Argentina se encuentra atrapada en una encrucijada que ya no admite postergaciones ni excusas. El deterioro social, económico e institucional no es producto de una mala gestión aislada ni de un infortunio histórico inevitable: es la consecuencia directa de décadas de improvisación, de egoísmos partidarios y de una clase dirigente que ha confundido la política con la lucha por el poder y no con la búsqueda del bien común.
Nuestro país necesita con urgencia una mesa de concertación nacional que no se limite a la retórica, sino que sea un verdadero espacio de madurez y responsabilidad histórica. Allí deben confluir todas las fuerzas políticas, los sectores productivos, el sindicalismo, el mundo académico y los representantes de la sociedad civil.
Pero no para sacarse una foto ni para redactar un documento que quede en el archivo de los buenos deseos: se trata de fijar un rumbo claro, sólido y permanente en materia económica, social, de seguridad, educativa y de desarrollo, que atraviese las alternancias de gobierno y se mantenga inalterable frente a la tentación populista o el oportunismo electoral.
Porque lo cierto es que los argentinos estamos cansados de ver cómo cada nuevo gobierno dinamita lo que hizo el anterior, cómo se improvisa un plan económico que dura lo que tarda en llegar la próxima crisis, cómo se multiplica la demagogia con promesas irrealizables que solo engordan la frustración colectiva. El país no puede seguir siendo rehén de los calendarios electorales ni de dirigentes que anteponen sus ambiciones personales a las necesidades de la Nación.
La madurez política implica renunciar a la lógica destructiva de la grieta, esa maquinaria de odio que solo sirve para dividir y perpetuar privilegios. Implica entender que la legitimidad no se agota en el triunfo electoral, sino que se consolida con la capacidad de gobernar para todos, incluso para quienes no votaron al ganador. Y sobre todo, implica la valentía de decir la verdad, aun cuando duela, en lugar de seguir alimentando a la ciudadanía con discursos complacientes y promesas imposibles.
Hoy el país necesita un pacto de Estado inquebrantable, una hoja de ruta compartida que defina las políticas esenciales: un plan económico serio, que supere la inflación y devuelva previsibilidad; un acuerdo educativo que saque a la escuela de la decadencia y la coloque en el centro del desarrollo; una política de seguridad que proteja de verdad al ciudadano; una estrategia social que integre y no que reproduzca la dependencia.
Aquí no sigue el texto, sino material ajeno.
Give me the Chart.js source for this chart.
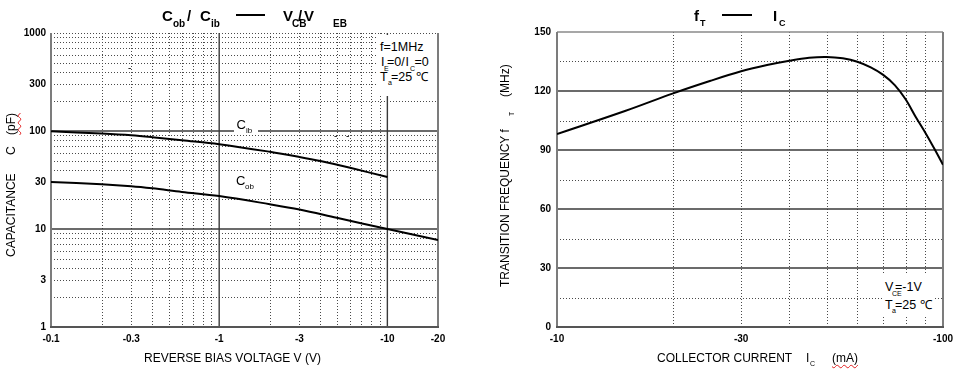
<!DOCTYPE html>
<html><head><meta charset="utf-8">
<script src="https://cdn.jsdelivr.net/npm/chart.js@4.4.1/dist/chart.umd.min.js"></script>
<style>
html,body{margin:0;padding:0;background:#fff;}
#wrap{position:relative;width:959px;height:378px;overflow:hidden;font-family:"Liberation Sans",Arial,sans-serif;color:#000;}
canvas{position:absolute;top:0;}
.t{position:absolute;white-space:pre;}
.box{position:absolute;background:#fff;}
.wavy{text-decoration:underline wavy #e02020;text-decoration-thickness:1px;text-underline-offset:2px;}
</style></head><body>
<div id="wrap">
<canvas id="c1" width="480" height="378" style="left:0;width:480px;height:378px"></canvas>
<canvas id="c2" width="479" height="378" style="left:480px;width:479px;height:378px"></canvas>
</div>
<script>
// ---------- DATA (left: capacitance vs reverse bias voltage, magnitudes) ----------
const cibVoltage = [0.1, 0.2, 0.3, 0.4, 0.6, 1, 2, 3, 4, 6, 10];
const cibValues  = [99.3, 94.1, 90.4, 86.5, 80.4, 73.4, 61.4, 54.3, 49.3, 42.1, 33.9];
const cobVoltage = [0.1, 0.2, 0.3, 0.4, 0.6, 1, 2, 3, 5, 10, 20];
const cobValues  = [30.2, 28.6, 27.3, 26.0, 23.9, 21.7, 17.9, 15.8, 13.0, 10.0, 7.7];
const capXTicks  = [0.1, 0.3, 1, 3, 10, 20];
const capXLabels = ['-0.1', '-0.3', '-1', '-3', '-10', '-20'];
const capYTicks  = [1, 3, 10, 30, 100, 300, 1000];
const capYLabels = ['1', '3', '10', '30', '100', '300', '1000'];

// ---------- DATA (right: transition frequency vs collector current, magnitudes) ----------
const icCurrent = [10, 15, 20, 25, 30, 35, 40, 45, 50, 55, 60, 65, 70, 75, 80, 85, 90, 95, 100];
const ftValues  = [98.1, 109.8, 118.8, 125.2, 130.0, 133.2, 135.4, 136.9, 137.3, 136.6, 134.9, 132.0, 128.2, 123.0, 115.8, 106.8, 98.8, 90.6, 82.5];
const ftXTicks  = [10, 30, 100];
const ftXLabels = ['-10', '-30', '-100'];

// ---------- grid positions ----------
const capXDotted = [0.2,0.3,0.4,0.5,0.6,0.7,0.8,0.9,2,3,4,5,6,7,8,9];
const capXSolid  = [1, 10];
const capYDotted = [2,3,4,5,6,7,8,9,20,40,50,60,70,80,90,200,300,400,500,600,700,800,900,1000];
const capYSolid  = [10, 100];
const ftXDotted  = [20,30,40,50,60,70,80,90];
const ftYDotted  = [15,45,75,105,135];
const ftYSolid   = [30,60,90,120];

const FONT = '"Liberation Sans", Arial, sans-serif';

const gridPlugin = {
  id: 'grid',
  beforeDatasetsDraw(chart, args, o) {
    const {ctx, chartArea: a, scales: {x, y}} = chart;
    ctx.save();
    const line = (x1, y1, x2, y2) => { ctx.beginPath(); ctx.moveTo(x1, y1); ctx.lineTo(x2, y2); ctx.stroke(); };
    ctx.setLineDash([1, 2]);
    ctx.strokeStyle = '#4a4a4a';
    ctx.lineWidth = 1;
    (o.xDotted || []).forEach(v => { const p = Math.round(x.getPixelForValue(v)) + 0.5; line(p, a.top, p, a.bottom); });
    (o.yDotted || []).forEach(v => { const p = Math.round(y.getPixelForValue(v)) + 0.5; line(a.left, p, a.right, p); });
    ctx.setLineDash([]);
    ctx.strokeStyle = '#3a3a3a';
    ctx.lineWidth = 1.4;
    (o.xSolid || []).forEach(v => { const p = x.getPixelForValue(v); line(p, a.top, p, a.bottom); });
    (o.ySolid || []).forEach(v => { const p = y.getPixelForValue(v); line(a.left, p, a.right, p); });
    if (o.topSolid) { ctx.strokeStyle = '#8a8a8a'; ctx.lineWidth = 1.5; line(a.left, a.top, a.right, a.top); }
    ctx.strokeStyle = '#7c7c7c';
    ctx.lineWidth = 2;
    line(a.left, a.top, a.left, a.bottom + 1);
    line(a.right, a.top, a.right, a.bottom + 1);
    ctx.strokeStyle = '#555';
    line(a.left - 1, a.bottom, a.right + 1, a.bottom);
    ctx.restore();
  }
};

const tickFont = {family: FONT, size: 10, weight: 'bold'};
const lineStyle = {borderColor: '#000', borderWidth: 2, pointRadius: 0, tension: 0.35, fill: false};

new Chart(document.getElementById('c1'), {
  type: 'line',
  data: {datasets: [
    Object.assign({data: cibVoltage.map((v, i) => ({x: v, y: cibValues[i]}))}, lineStyle),
    Object.assign({data: cobVoltage.map((v, i) => ({x: v, y: cobValues[i]}))}, lineStyle)
  ]},
  options: {
    responsive: false, animation: false, events: [],
    layout: {padding: {left: 0, right: 42, top: 33, bottom: 0}},
    plugins: {legend: {display: false}, tooltip: {enabled: false},
      grid: {xDotted: capXDotted, xSolid: capXSolid, yDotted: capYDotted, ySolid: capYSolid}},
    scales: {
      x: {type: 'logarithmic', min: 0.1, max: 20,
        grid: {display: false, drawTicks: false}, border: {display: false},
        afterBuildTicks: s => { s.ticks = capXTicks.map(v => ({value: v})); },
        afterFit: s => { s.height = 51; },
        ticks: {callback: (v, i) => capXLabels[i], font: tickFont, color: '#000', padding: 6, maxRotation: 0, autoSkip: false}},
      y: {type: 'logarithmic', min: 1, max: 1000,
        grid: {display: false, drawTicks: false}, border: {display: false},
        afterBuildTicks: s => { s.ticks = capYTicks.map(v => ({value: v})); },
        afterFit: s => { s.width = 51; },
        ticks: {callback: (v, i) => capYLabels[i], font: tickFont, color: '#000', padding: 5, autoSkip: false}}
    }
  },
  plugins: [gridPlugin]
});

new Chart(document.getElementById('c2'), {
  type: 'line',
  data: {datasets: [
    Object.assign({data: icCurrent.map((v, i) => ({x: v, y: ftValues[i]}))}, lineStyle)
  ]},
  options: {
    responsive: false, animation: false, events: [],
    layout: {padding: {left: 0, right: 15, top: 32, bottom: 0}},
    plugins: {legend: {display: false}, tooltip: {enabled: false},
      grid: {xDotted: ftXDotted, yDotted: ftYDotted, ySolid: ftYSolid, topSolid: true}},
    scales: {
      x: {type: 'logarithmic', min: 10, max: 100,
        grid: {display: false, drawTicks: false}, border: {display: false},
        afterBuildTicks: s => { s.ticks = ftXTicks.map(v => ({value: v})); },
        afterFit: s => { s.height = 51; },
        ticks: {callback: (v, i) => ftXLabels[i], font: tickFont, color: '#000', padding: 6, maxRotation: 0, autoSkip: false}},
      y: {type: 'linear', min: 0, max: 150,
        grid: {display: false, drawTicks: false}, border: {display: false},
        afterFit: s => { s.width = 77; },
        ticks: {stepSize: 30, font: tickFont, color: '#000', padding: 6}}
    }
  },
  plugins: [gridPlugin]
});

// ---------- text overlays ----------
const wrap = document.getElementById('wrap');
function box(x, y, w, h) {
  const d = document.createElement('div'); d.className = 'box';
  d.style.cssText = `left:${x}px;top:${y}px;width:${w}px;height:${h}px;`;
  wrap.appendChild(d);
}
function txt(x, base, size, s, extra) {
  const d = document.createElement('div'); d.className = 't';
  d.style.cssText = `left:${x}px;top:${base - 0.8465 * size}px;font-size:${size}px;line-height:${size}px;` + (extra || '');
  d.innerHTML = s; wrap.appendChild(d); return d;
}
function rtxt(xBase, yStart, size, s, extra) {
  const d = document.createElement('div'); d.className = 't';
  d.style.cssText = `left:${xBase - 0.8465 * size}px;top:${yStart}px;font-size:${size}px;line-height:${size}px;transform-origin:0 0;transform:rotate(-90deg);` + (extra || '');
  d.innerHTML = s; wrap.appendChild(d); return d;
}
function hline(x, y, w, h) {
  const d = document.createElement('div');
  d.style.cssText = `position:absolute;left:${x}px;top:${y}px;width:${w}px;height:${h}px;background:#000;`;
  wrap.appendChild(d);
}
const B = 'font-weight:bold;';

// left title
txt(162, 21, 15, 'C', B); txt(173, 27, 10, 'ob', B); txt(187, 21, 15, '/', B);
txt(200, 21, 15, 'C', B); txt(211, 27, 10, 'ib', B);
hline(236, 13.5, 29, 2);
txt(283, 21, 15, 'V', B); txt(292, 27, 10, 'CB', B); txt(298, 21, 15, '/', B);
txt(304, 21, 15, 'V', B); txt(333, 27, 10, 'EB', B);

// right title
txt(694, 21, 15, 'f', B); txt(700, 27, 9, 'T', B);
hline(722, 13.5, 30, 2);
txt(773, 21, 15, 'I', B); txt(779, 27, 9, 'C', B);

// left annotation box
box(377, 35, 60, 61);
txt(380, 52, 12.5, 'f=1MHz');
txt(381, 67, 12.5, 'I'); txt(384, 71, 7, 'E'); txt(387, 67, 12.5, '=0/'); txt(405.5, 67, 12.5, 'I'); txt(410, 71, 7, 'C'); txt(414.5, 67, 12.5, '=0');
txt(380, 82, 12.5, 'T'); txt(388, 85, 7, 'a'); txt(391, 82, 12.5, '=25 ℃');

// curve labels
box(234, 118, 24, 17);
txt(236.5, 129.5, 13, 'C'); txt(246, 134, 8, 'ib');
txt(236, 185, 13, 'C'); txt(245, 190, 8, 'ob');

// small stray marks
txt(128, 71, 10, '-'); txt(334, 139, 10, '-'); txt(346, 139, 10, '-');

// right annotation box
box(882, 275, 51, 41);
txt(885, 292, 12.5, 'V'); txt(892, 296, 7, 'CE'); txt(895, 292, 12.5, '=-1V');
txt(885, 309.5, 12.5, 'T'); txt(892, 313, 7, 'a'); txt(895, 309.5, 12.5, '=25 ℃');

// axis titles
txt(144, 362, 12, 'REVERSE BIAS VOLTAGE V (V)');
txt(657, 362.5, 12, 'COLLECTOR CURRENT'); txt(806, 362.5, 12, 'I'); txt(810, 366, 7, 'C');
txt(832, 362.5, 12, '(mA)', '').classList.add('wavy');
rtxt(15, 257, 12, 'CAPACITANCE'); rtxt(15, 155, 12, 'C'); rtxt(15, 135, 12, '(pF)').classList.add('wavy');
rtxt(509.5, 287, 12, 'TRANSITION FREQUENCY f'); rtxt(513.5, 116, 7, 'T'); rtxt(509.5, 97, 12, '(MHz)');
</script>
</body></html>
Todo esto requiere consensos amplios y sostenibles, blindados contra la voracidad electoral y contra la lógica pendular que nos ha condenado a no avanzar nunca.
El problema no son las diferencias ideológicas —que son legítimas—, sino la inmadurez con la que la política las gestiona. La infantilización del debate público ha reducido las discusiones a consignas vacías, a chicanas mediáticas, a guerras culturales que poco tienen que ver con los problemas reales de la gente. Y mientras tanto, la pobreza crece, la inseguridad avanza, la inflación devora salarios, los jóvenes emigran, y la confianza en las instituciones se evapora.
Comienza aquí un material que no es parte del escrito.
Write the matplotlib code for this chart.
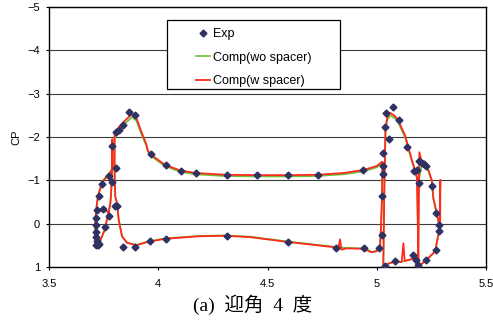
import numpy as np
import matplotlib
matplotlib.use("Agg")
import matplotlib.pyplot as plt
from matplotlib.patches import Rectangle

plt.rcParams['font.family'] = ['Liberation Sans', 'Noto Sans CJK JP']
plt.rcParams['axes.unicode_minus'] = True

# experiment (pressure taps)
exp_x = [3.717, 3.722, 3.727, 3.718, 3.717, 3.717, 3.717, 3.717, 3.718, 3.727,
         3.744, 3.776, 3.790, 3.749, 3.755, 3.775, 3.800, 3.813, 3.805, 3.790,
         3.805, 3.819, 3.840, 3.867, 3.895, 3.965, 4.034, 4.104, 4.173, 4.313,
         4.451, 4.592, 4.731, 4.939, 5.030, 5.030,
         3.837, 3.894, 3.964, 4.034, 4.313, 4.592, 4.815, 4.942, 5.010, 5.024, 5.024,
         5.036, 5.085, 5.164, 5.180, 5.042, 5.074, 5.101, 5.038, 5.054, 5.139, 5.030,
         5.189, 5.224, 5.270, 5.286, 5.286, 5.270, 5.252, 5.195, 5.170, 5.182,
         5.195, 5.205, 5.215, 5.224]
exp_cp = [0.50, 0.49, 0.47, 0.41, 0.31, 0.20, 0.02, -0.13, -0.32, -0.645,
          -0.92, -1.09, -0.96, -0.34, 0.08, -0.17, -0.41, -0.41, -1.28, -1.80,
          -2.12, -2.17, -2.28, -2.58, -2.51, -1.61, -1.345, -1.22, -1.16, -1.13,
          -1.12, -1.12, -1.12, -1.23, -1.34, -1.14,
          0.53, 0.53, 0.39, 0.35, 0.28, 0.42, 0.55, 0.57, 0.56, 0.255, -0.645,
          0.97, 0.855, 0.73, 0.83, -2.55, -2.70, -2.40, -2.24, -1.95, -1.78, -1.62,
          0.955, 0.83, 0.61, 0.17, 0.03, -0.25, -0.87, -0.95, -1.21, -1.25,
          -1.44, -1.41, -1.38, -1.33]

# Comp (w spacer) - red
w_slat_x = [3.727, 3.743, 3.755, 3.765, 3.773, 3.781, 3.785, 3.788, 3.790,
            3.792, 3.781, 3.765, 3.743, 3.724, 3.718, 3.712, 3.712, 3.716, 3.727]
w_slat_y = [0.49, 0.29, 0.14, -0.09, -0.26, -0.48, -0.78, -1.25, -1.95,
            -1.30, -1.17, -1.09, -0.94, -0.63, -0.40, -0.09, 0.22, 0.48, 0.51]
w_hook_x = [3.740, 3.750, 3.765, 3.773]
w_hook_y = [-0.31, -0.38, -0.28, -0.26]
w_main_x = [5.022, 5.000, 4.940, 4.850, 4.730, 4.600, 4.450, 4.300, 4.170, 4.100,
            4.030, 3.970, 3.953, 3.945, 3.922, 3.900, 3.877, 3.846, 3.823, 3.808,
            3.800, 3.800, 3.803, 3.811, 3.819, 3.834, 3.857, 3.900, 3.953, 4.030,
            4.190, 4.310, 4.420, 4.590, 4.800, 4.825, 4.832, 4.838, 4.862, 4.940,
            4.977, 4.997, 5.015, 5.020, 5.024, 5.026]
w_main_y = [-1.42, -1.33, -1.24, -1.17, -1.13, -1.12, -1.12, -1.13, -1.17, -1.23,
            -1.36, -1.58, -1.68, -1.84, -2.13, -2.44, -2.52, -2.37, -2.25, -2.15,
            -2.05, -1.25, -0.63, -0.48, -0.09, 0.29, 0.44, 0.50, 0.42, 0.35,
            0.29, 0.28, 0.31, 0.42, 0.54, 0.55, 0.36, 0.60, 0.57, 0.58,
            0.66, 0.64, 0.54, 0.00, -0.60, -1.42]
w_vane_x = [5.183, 5.175, 5.160, 5.144, 5.129, 5.114, 5.099, 5.084, 5.061, 5.048,
            5.040, 5.035, 5.030, 5.032, 5.084, 5.114, 5.122, 5.128, 5.167, 5.185]
w_vane_y = [-1.09, -1.25, -1.48, -1.78, -2.05, -2.21, -2.38, -2.48, -2.56, -2.45,
            -2.20, -0.90, 0.95, 0.96, 0.87, 0.885, 0.45, 0.86, 0.81, 0.82]
w_flap_x = [5.186, 5.190, 5.193, 5.195, 5.206, 5.236, 5.252, 5.259, 5.274, 5.286,
            5.288, 5.291, 5.290, 5.282, 5.267, 5.229, 5.190, 5.186]
w_flap_y = [-1.05, 0.99, -1.00, -1.65, -1.42, -1.25, -1.00, -0.59, -0.25, 0.02,
            0.05, -1.01, 0.20, 0.255, 0.64, 0.83, 0.99, -1.05]

# Comp (wo spacer) - green
wo_slat_x = [3.727, 3.743, 3.755, 3.765, 3.773, 3.781, 3.785, 3.788, 3.790,
             3.792, 3.781, 3.765, 3.743, 3.724, 3.718, 3.712, 3.712, 3.716, 3.727]
wo_slat_y = [0.49, 0.29, 0.14, -0.09, -0.26, -0.48, -0.78, -1.25, -1.90,
             -1.32, -1.20, -1.12, -0.97, -0.65, -0.41, -0.09, 0.22, 0.48, 0.51]
wo_main_x = [5.022, 5.000, 4.940, 4.850, 4.730, 4.600, 4.450, 4.300, 4.170, 4.100,
             4.030, 3.970, 3.953, 3.945, 3.922, 3.900, 3.880, 3.846, 3.823, 3.808,
             3.800, 3.800, 3.803, 3.811, 3.819, 3.834, 3.857, 3.900, 3.953, 4.030,
             4.190, 4.310, 4.420, 4.590, 4.800, 4.862, 4.940, 4.977, 4.997, 5.015,
             5.020, 5.024, 5.026]
wo_main_y = [-1.39, -1.30, -1.21, -1.14, -1.10, -1.09, -1.09, -1.10, -1.14, -1.20,
             -1.33, -1.55, -1.65, -1.80, -2.08, -2.38, -2.46, -2.30, -2.17, -2.05,
             -1.95, -1.25, -0.63, -0.48, -0.09, 0.29, 0.44, 0.49, 0.41, 0.34,
             0.28, 0.27, 0.30, 0.41, 0.53, 0.56, 0.57, 0.65, 0.63, 0.53,
             0.00, -0.60, -1.39]
wo_vane_x = [5.183, 5.175, 5.160, 5.144, 5.129, 5.114, 5.099, 5.084, 5.063, 5.048,
             5.040, 5.035, 5.030, 5.032, 5.084, 5.114, 5.167, 5.185]
wo_vane_y = [-1.06, -1.22, -1.45, -1.74, -2.00, -2.16, -2.33, -2.43, -2.50, -2.40,
             -2.15, -0.90, 0.95, 0.96, 0.87, 0.88, 0.81, 0.82]
wo_flap_x = [5.186, 5.190, 5.193, 5.206, 5.236, 5.252, 5.259, 5.274, 5.286,
             5.288, 5.282, 5.267, 5.229, 5.190]
wo_flap_y = [-1.02, 0.99, -1.00, -1.38, -1.22, -0.98, -0.58, -0.24, 0.02,
             0.10, 0.255, 0.64, 0.83, 0.99]

fig = plt.figure(figsize=(4.93, 3.2), dpi=100)
ax = fig.add_axes([0.0994, 0.1656, 0.8864, 0.8124])

green = '#66c23a'
red = '#ff2a1a'
for gx, gy in [(wo_slat_x, wo_slat_y), (wo_main_x, wo_main_y),
               (wo_vane_x, wo_vane_y), (wo_flap_x, wo_flap_y)]:
    ax.plot(gx, gy, color=green, lw=1.2, zorder=2)
for rx, ry in [(w_slat_x, w_slat_y), (w_hook_x, w_hook_y), (w_main_x, w_main_y),
               (w_vane_x, w_vane_y), (w_flap_x, w_flap_y)]:
    ax.plot(rx, ry, color=red, lw=1.3, zorder=2.5)
ax.plot(exp_x, exp_cp, linestyle='none', marker='D', markersize=3.5,
        color='#2f3163', zorder=3)

ax.set_xlim(3.5, 5.5)
ax.set_ylim(1, -5)
ax.set_xticks([3.5, 4, 4.5, 5, 5.5])
ax.set_xticklabels(['3.5', '4', '4.5', '5', '5.5'])
ax.set_yticks([1, 0, -1, -2, -3, -4, -5])
ax.yaxis.grid(True, color='#3a3a3a', lw=0.8)
ax.set_axisbelow(True)
ax.tick_params(direction='out', length=2.5, width=0.8, labelsize=8)
ax.tick_params(axis='x', pad=6)
ax.tick_params(axis='y', pad=4)
for s in ax.spines.values():
    s.set_linewidth(1.0)
ax.set_ylabel('CP', fontsize=8, labelpad=4)

# legend frame
ax.add_patch(Rectangle((0.270, 0.685), 0.396, 0.265, transform=ax.transAxes,
                       facecolor='white', edgecolor='black', lw=0.9, zorder=4))
h_exp, = ax.plot([], [], linestyle='none', marker='D', markersize=3.5, color='#2f3163')
h_wo, = ax.plot([], [], color=green, lw=1.2)
h_w, = ax.plot([], [], color=red, lw=1.3)
leg = ax.legend([h_exp, h_wo, h_w], ['Exp', 'Comp(wo spacer)', 'Comp(w spacer)'],
                loc='upper left', bbox_to_anchor=(0.336, 0.918), borderaxespad=0,
                borderpad=0, frameon=False, fontsize=9, numpoints=1,
                handlelength=1.15, handletextpad=0.25, labelspacing=0.92)
leg.set_zorder(5)

fig.text(0.512, 0.047, '(a)\u2002迎角\u20024\u2002度', ha='center', va='center',
         fontsize=14, family=['Liberation Serif', 'Noto Sans CJK JP'])

fig.savefig('out.png', dpi=100)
La responsabilidad recae sobre una dirigencia que no ha estado a la altura del desafío histórico. Dirigentes que, en lugar de pensar en el país, piensan en la próxima elección; que miden cada palabra en función de su rédito personal y no de su coherencia; que se obsesionan con ganar la pulseada interna pero jamás con construir un horizonte común.
Pero también recae sobre nosotros, los ciudadanos, que muchas veces caemos en la trampa de la polarización, que nos dejamos arrastrar por la furia de la grieta en lugar de exigirle a la política lo que realmente debe ofrecer: un proyecto serio, estable y compartido. Vivimos horas cruciales que nos obligan a tener una visión muy responsable respecto al futuro que queremos.
El tiempo se agota. O la Argentina se anima a construir ese pacto de madurez y responsabilidad colectiva, o seguiremos repitiendo la historia de un país que tiene todo para crecer, pero que se hunde una y otra vez en las arenas movedizas de su propia inmadurez. El verdadero desafío no es quién gane la próxima elección, sino si de una vez por todas decidimos dejar de perder como país.